Find coefficient of static friction if given initial velocity and distance?

Question

I'm trying to work a physics problem about how to find the coefficient of static friction between two objects when given the initial velocity and distance. Specifically, the problem I am working is as follows:

A crate is carried in a pickup truck traveling horizontally at 14.2 m/s. The truck applies the brakes for a distance of 25.8 m while stopping with uniform acceleration. What is the coefficient of static friction between the crate and the truck bed if the crate does not slide?

I do know that the formula that has to be used here is $F_F=µF_n$, but I am unsure as to how it should be applied. I really just need somewhat of a hint to get to where I can plug numbers into that formula, but I am unsure as to how I can get these numbers given the context of the problem. Thank you!

Edit: I'm not really needing the answer to this specific problem, but rather, how I can solve a question like the one above is all I really need. I'm just confused when given initial velocity and distance.

Answer 1

Since you have the physics tag, here is another approach:

The work done is $F_F d$, where $d$ is the distance travelled. The initial energy is $\frac{1}{2} m V_0^2$ (potential energy is constant here), where $m$ is the truck mass and $V_0$ the initial speed. The final energy is zero. We have $F_F = \mu F_N = \mu m g$, where $g$ is the acceleration due to gravity. This gives $\mu m g d = \frac{1}{2} m V_0^2$, or $\mu = \frac{1}{2} \frac{v_0^2}{dg}$.

Using the numbers you provided, $\mu = \frac{1}{2} \frac{(14.2)^2}{(25.8)(9.81)} \approx 0.4$.

Answer 2

You need to compare the force due to the truck's deceleration and the force due to friction. You know the force due to friction is (at most) $\mu m g$, so let's find the force due to deceleration.

You know, from kinematics, that

$$ v_f = v_0 + at_f $$ and $$ x_f = x_0 + v_0 t_f + \dfrac{1}{2}at_f^2 $$ where $x_0,v_0$ indicate initial position/velocity, and $x_f,v_f,t_f$ final position, velocity, time.

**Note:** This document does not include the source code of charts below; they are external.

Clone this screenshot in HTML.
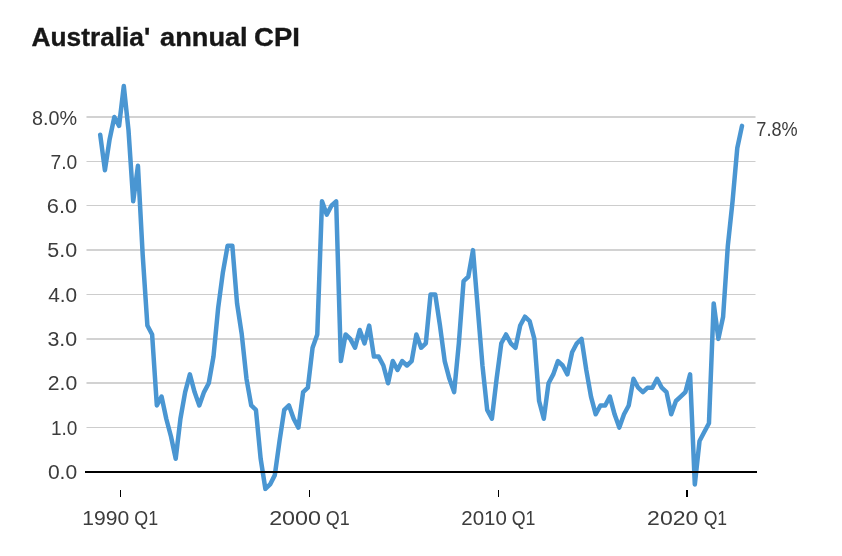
<!DOCTYPE html>
<html><head><meta charset="utf-8"><title>Australia' annual CPI</title>
<style>
html,body{margin:0;padding:0;background:#fff;}
body{width:842px;height:556px;overflow:hidden;position:relative;font-family:"Liberation Sans",sans-serif;}
svg{position:absolute;left:0;top:0;}
svg text{font-family:"Liberation Sans",sans-serif;font-size:20.0px;fill:#3c3c3c;}
svg text.ttl{font-size:26px;font-weight:bold;fill:#171717;stroke:#171717;stroke-width:0.35px;}
</style></head><body>
<svg width="842" height="556" viewBox="0 0 842 556">
<rect x="86.5" y="427" width="669" height="1" fill="#cdcdcd"/><rect x="86.5" y="382" width="669" height="2" fill="#d2d2d2"/><rect x="86.5" y="338" width="669" height="2" fill="#d2d2d2"/><rect x="86.5" y="294" width="669" height="1" fill="#cdcdcd"/><rect x="86.5" y="249" width="669" height="2" fill="#d2d2d2"/><rect x="86.5" y="205" width="669" height="1" fill="#cdcdcd"/><rect x="86.5" y="161" width="669" height="1" fill="#cdcdcd"/><rect x="86.5" y="116" width="669" height="2" fill="#d2d2d2"/>
<text y="478.80"><tspan x="47.92" textLength="29.23" lengthAdjust="spacingAndGlyphs">0.0</tspan></text><text y="434.53"><tspan x="50.96" textLength="26.44" lengthAdjust="spacingAndGlyphs">1.0</tspan></text><text y="390.25"><tspan x="47.72" textLength="29.46" lengthAdjust="spacingAndGlyphs">2.0</tspan></text><text y="345.98"><tspan x="47.40" textLength="29.75" lengthAdjust="spacingAndGlyphs">3.0</tspan></text><text y="301.70"><tspan x="48.20" textLength="28.89" lengthAdjust="spacingAndGlyphs">4.0</tspan></text><text y="257.43"><tspan x="47.36" textLength="29.84" lengthAdjust="spacingAndGlyphs">5.0</tspan></text><text y="213.15"><tspan x="46.88" textLength="30.31" lengthAdjust="spacingAndGlyphs">6.0</tspan></text><text y="168.88"><tspan x="50.58" textLength="26.74" lengthAdjust="spacingAndGlyphs">7.0</tspan></text><text y="124.60"><tspan x="32.11" textLength="45.06" lengthAdjust="spacingAndGlyphs">8.0%</tspan></text>
<rect x="120" y="490" width="1" height="7" fill="#000"/><rect x="309" y="490" width="1" height="7" fill="#000"/><rect x="498" y="490" width="1" height="7" fill="#000"/><rect x="686" y="490" width="2" height="7" fill="#000"/>
<text y="524.7"><tspan x="82.28" textLength="46.94" lengthAdjust="spacingAndGlyphs">1990</tspan> <tspan x="134.29" textLength="23.85" lengthAdjust="spacingAndGlyphs">Q1</tspan></text><text y="524.7"><tspan x="269.15" textLength="51.92" lengthAdjust="spacingAndGlyphs">2000</tspan> <tspan x="325.86" textLength="23.96" lengthAdjust="spacingAndGlyphs">Q1</tspan></text><text y="524.7"><tspan x="461.34" textLength="45.59" lengthAdjust="spacingAndGlyphs">2010</tspan> <tspan x="511.75" textLength="23.71" lengthAdjust="spacingAndGlyphs">Q1</tspan></text><text y="524.7"><tspan x="647.10" textLength="51.26" lengthAdjust="spacingAndGlyphs">2020</tspan> <tspan x="703.67" textLength="23.51" lengthAdjust="spacingAndGlyphs">Q1</tspan></text>
<polyline points="100.20,134.75 104.92,170.25 109.64,139.19 114.36,117.00 119.08,125.88 123.80,85.94 128.51,130.31 133.23,201.31 137.95,165.81 142.67,254.56 147.39,325.56 152.11,334.44 156.83,405.44 161.55,396.56 166.27,418.75 170.99,436.50 175.71,458.69 180.43,418.75 185.14,392.12 189.86,374.38 194.58,392.12 199.30,405.44 204.02,392.12 208.74,383.25 213.46,356.62 218.18,307.81 222.90,272.31 227.62,245.69 232.34,245.69 237.05,303.38 241.77,334.44 246.49,378.81 251.21,405.44 255.93,409.88 260.65,458.69 265.37,488.86 270.09,484.43 274.81,475.11 279.53,440.94 284.25,409.88 288.96,405.44 293.68,418.75 298.40,427.62 303.12,392.12 307.84,387.69 312.56,347.75 317.28,334.44 322.00,201.31 326.72,214.62 331.44,205.75 336.16,201.31 340.88,361.06 345.59,334.44 350.31,338.88 355.03,347.75 359.75,330.00 364.47,343.31 369.19,325.56 373.91,356.62 378.63,356.62 383.35,365.50 388.07,383.25 392.79,361.06 397.50,369.94 402.22,361.06 406.94,365.50 411.66,361.06 416.38,334.44 421.10,347.75 425.82,343.31 430.54,294.50 435.26,294.50 439.98,325.56 444.70,361.06 449.41,378.81 454.13,392.12 458.85,343.31 463.57,281.19 468.29,276.75 473.01,250.12 477.73,307.81 482.45,365.50 487.17,409.88 491.89,418.75 496.61,378.81 501.32,343.31 506.04,334.44 510.76,343.31 515.48,347.75 520.20,325.56 524.92,316.69 529.64,321.12 534.36,338.88 539.08,401.00 543.80,418.75 548.52,383.25 553.24,374.38 557.95,361.06 562.67,365.50 567.39,374.38 572.11,352.19 576.83,343.31 581.55,338.88 586.27,369.94 590.99,396.56 595.71,414.31 600.43,405.44 605.15,405.44 609.86,396.56 614.58,414.31 619.30,427.62 624.02,414.31 628.74,405.44 633.46,378.81 638.18,387.69 642.90,392.12 647.62,387.69 652.34,387.69 657.06,378.81 661.77,387.69 666.49,392.12 671.21,414.31 675.93,401.00 680.65,396.56 685.37,392.12 690.09,374.38 694.81,484.43 699.53,440.94 704.25,432.06 708.97,423.19 713.69,303.38 718.40,338.88 723.12,316.69 727.84,245.69 732.56,201.31 737.28,148.06 742.00,125.88" fill="none" stroke="#4a96d2" stroke-width="4.5" stroke-linejoin="round" stroke-linecap="round"/>
<rect x="85" y="471" width="672" height="2" fill="#000"/>
<text y="136.4"><tspan x="756.37" textLength="41.32" lengthAdjust="spacingAndGlyphs">7.8%</tspan></text>
<text class="ttl" y="45.6"><tspan x="31.50" textLength="118.74" lengthAdjust="spacingAndGlyphs">Australia'</tspan> <tspan x="160.09" textLength="87.58" lengthAdjust="spacingAndGlyphs">annual</tspan> <tspan x="254.11" textLength="45.70" lengthAdjust="spacingAndGlyphs">CPI</tspan></text>
</svg>
</body></html>
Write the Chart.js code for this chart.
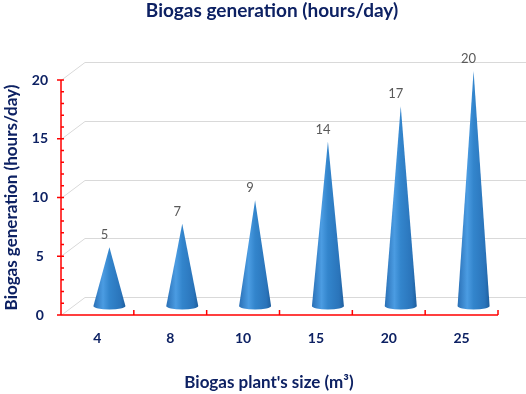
<!DOCTYPE html>
<html>
<head>
<meta charset="utf-8">
<script src="https://cdn.jsdelivr.net/npm/chart.js@4.4.0/dist/chart.umd.min.js"></script>
<style>
  html, body { margin: 0; padding: 0; background: #fff; }
</style>
</head>
<body>
<canvas id="grafico" width="526" height="394"></canvas>
<script>
const sizes = ['4', '8', '10', '15', '20', '25'];
const hours = [5, 7, 9, 14, 17, 20];
const yTicks = [0, 5, 10, 15, 20];
const titulo = 'Biogas generation (hours/day)';
const tituloY = 'Biogas generation (hours/day)';
const tituloX = "Biogas plant's size (m³)";

const navy = '#0d2163';
const rojo = '#ff0000';
const fuente = 'Lato, "Open Sans", sans-serif';
// desplazamiento 3D: conos a media profundidad, pared al fondo
const DX = 12, DY = -9;
const WX = 24, WY = -18;

const conos = {
  id: 'conos',
  beforeDatasetsDraw(chart) {
    const {ctx, chartArea, scales: {y}} = chart;
    ctx.save();
    ctx.strokeStyle = '#d9d9d9';
    ctx.lineWidth = 1;
    yTicks.forEach(v => {
      const py = Math.round(y.getPixelForValue(v)) + 0.5;
      ctx.beginPath();
      ctx.moveTo(chartArea.left, py);
      ctx.lineTo(chartArea.left + WX, py + WY);
      ctx.lineTo(chart.width, py + WY);
      ctx.stroke();
    });
    ctx.restore();
  },
  afterDatasetsDraw(chart) {
    const {ctx} = chart;
    const meta = chart.getDatasetMeta(0);
    ctx.save();
    meta.data.forEach((bar, i) => {
      const cx = bar.x + DX, tip = bar.y + DY, base = bar.base + DY;
      const rx = 16, ry = 3.5;
      const g = ctx.createLinearGradient(cx - rx, 0, cx + rx, 0);
      g.addColorStop(0, '#2a70b6');
      g.addColorStop(0.3, '#4b9ce2');
      g.addColorStop(0.5, '#3385cc');
      g.addColorStop(0.85, '#2a74ba');
      g.addColorStop(1, '#1f5f9e');
      ctx.fillStyle = g;
      ctx.beginPath();
      ctx.moveTo(cx - rx, base);
      ctx.lineTo(cx, tip);
      ctx.lineTo(cx + rx, base);
      ctx.ellipse(cx, base, rx, ry, 0, 0, Math.PI);
      ctx.closePath();
      ctx.fill();

      ctx.fillStyle = '#595959';
      ctx.font = '13px ' + fuente;
      ctx.textAlign = 'center';
      ctx.textBaseline = 'alphabetic';
      ctx.fillText(String(hours[i]), bar.x + 7, tip - 8);
    });
    ctx.restore();
  },
  afterDraw(chart) {
    const {ctx, chartArea: a, scales: {x, y}} = chart;
    ctx.save();
    ctx.strokeStyle = rojo;
    ctx.lineWidth = 1.5;
    ctx.beginPath();
    ctx.moveTo(a.left, a.top);
    ctx.lineTo(a.left, a.bottom);
    ctx.lineTo(a.right, a.bottom);
    // marcas del eje y
    for (let v = 0; v <= 20; v++) {
      const py = y.getPixelForValue(v);
      if (v % 5 === 0) {
        ctx.moveTo(a.left - 4, py);
        ctx.lineTo(a.left + 3, py);
      } else {
        ctx.moveTo(a.left, py);
        ctx.lineTo(a.left + 3, py);
      }
    }
    // marcas del eje x entre categorias
    const paso = (a.right - a.left) / sizes.length;
    for (let k = 1; k <= sizes.length; k++) {
      const px = a.left + k * paso;
      ctx.moveTo(px, a.bottom);
      ctx.lineTo(px, a.bottom - 5);
    }
    ctx.stroke();

    ctx.fillStyle = navy;
    ctx.textAlign = 'center';
    ctx.textBaseline = 'middle';
    ctx.font = 'bold 19px ' + fuente;
    ctx.fillText(titulo, 272, 11);
    ctx.font = 'bold 17px ' + fuente;
    ctx.fillText(tituloX, 269, 383);
    ctx.restore();
  }
};

const config = {
  type: 'bar',
  data: {
    labels: sizes,
    datasets: [{
      label: titulo,
      data: hours,
      backgroundColor: 'rgba(0,0,0,0)',
      borderWidth: 0
    }]
  },
  options: {
    responsive: false,
    devicePixelRatio: 1,
    animation: false,
    layout: { padding: { top: 80, right: 28, left: 0, bottom: 0 } },
    plugins: {
      legend: { display: false },
      tooltip: { enabled: false },
      title: { display: false }
    },
    scales: {
      x: {
        grid: { display: false, drawTicks: false },
        border: { display: false },
        ticks: { color: navy, font: { family: fuente, size: 14, weight: 'bold' }, padding: 15 },
        afterFit: (s) => { s.height = 79; }
      },
      y: {
        min: 0,
        max: 20,
        grid: { display: false, drawTicks: false },
        border: { display: false },
        ticks: { stepSize: 5, color: navy, crossAlign: 'center', padding: 13,
                 font: { family: fuente, size: 14, weight: 'bold' } },
        title: { display: true, text: tituloY, color: navy, padding: { top: 1, bottom: 0 },
                 font: { family: fuente, size: 17, weight: 'bold' } },
        afterFit: (s) => { s.width = 61; }
      }
    }
  },
  plugins: [conos]
};

const myChart = new Chart(document.getElementById('grafico'), config);
</script>
</body>
</html>
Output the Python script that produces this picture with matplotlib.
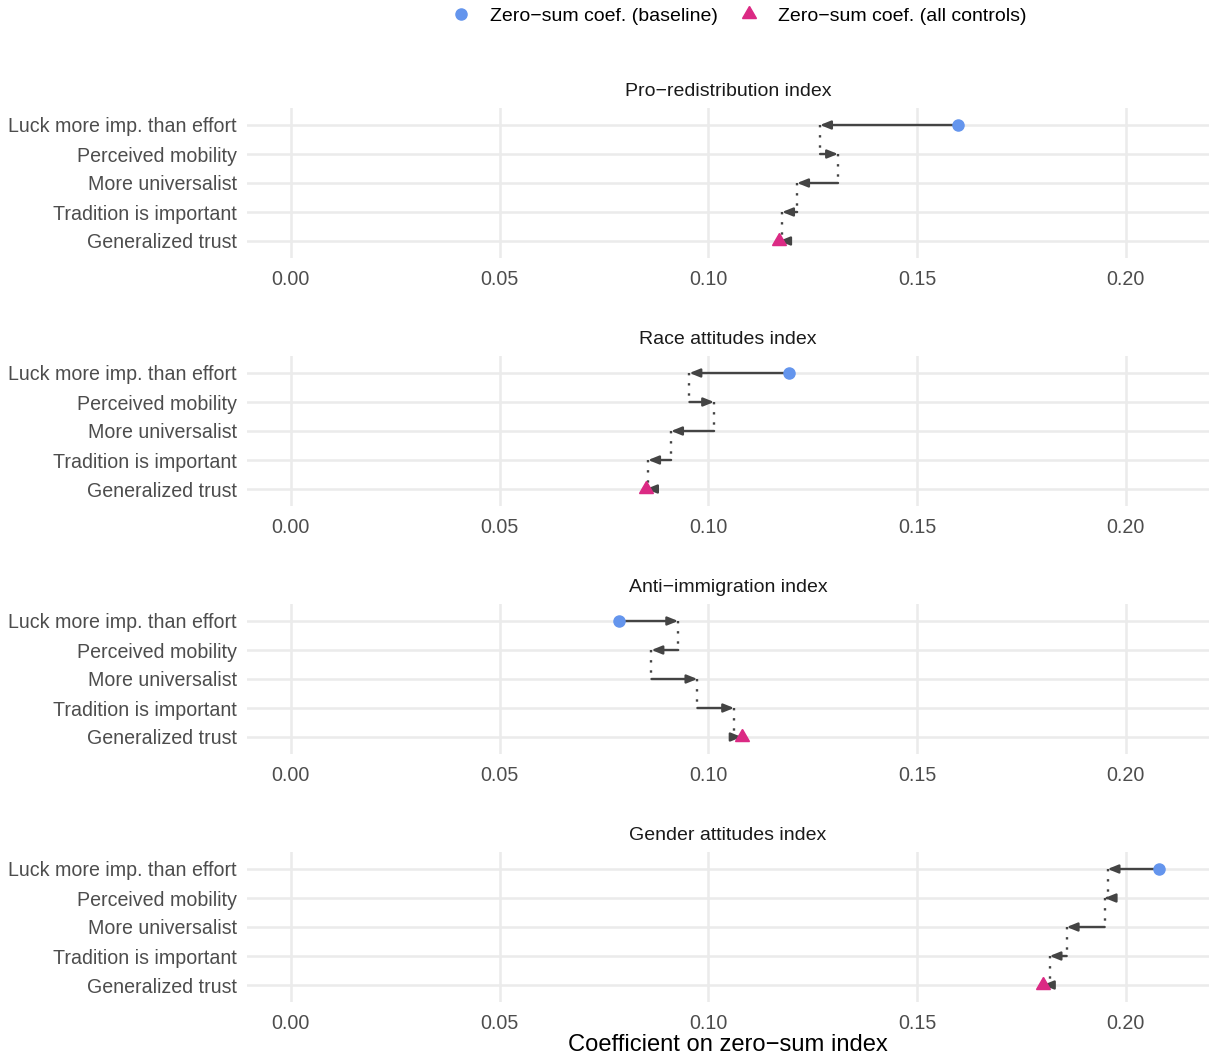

We want to know what acceleration the truck undergoes, and we know $v_0 = 14.2$, $v_f = 0$, $x_f = 25.8$ (if we take $x_0 = 0$).

So, in fact, we have

$$ 0 = 14.2 + at_f $$

$$ 25.8 = 14.2t_f + \frac{1}{2}at_f^2. $$

You can solve these equations for $t_f$ and $a$ ($a$ is what you're interested in), and the force from deceleration is $ma$.

(Note: there's also the formula $v_f^2 = v_0^2 + 2a(x_f - x_0)$, and you could simply start here to make the problem easier. The work we did above could be used to derive this formula).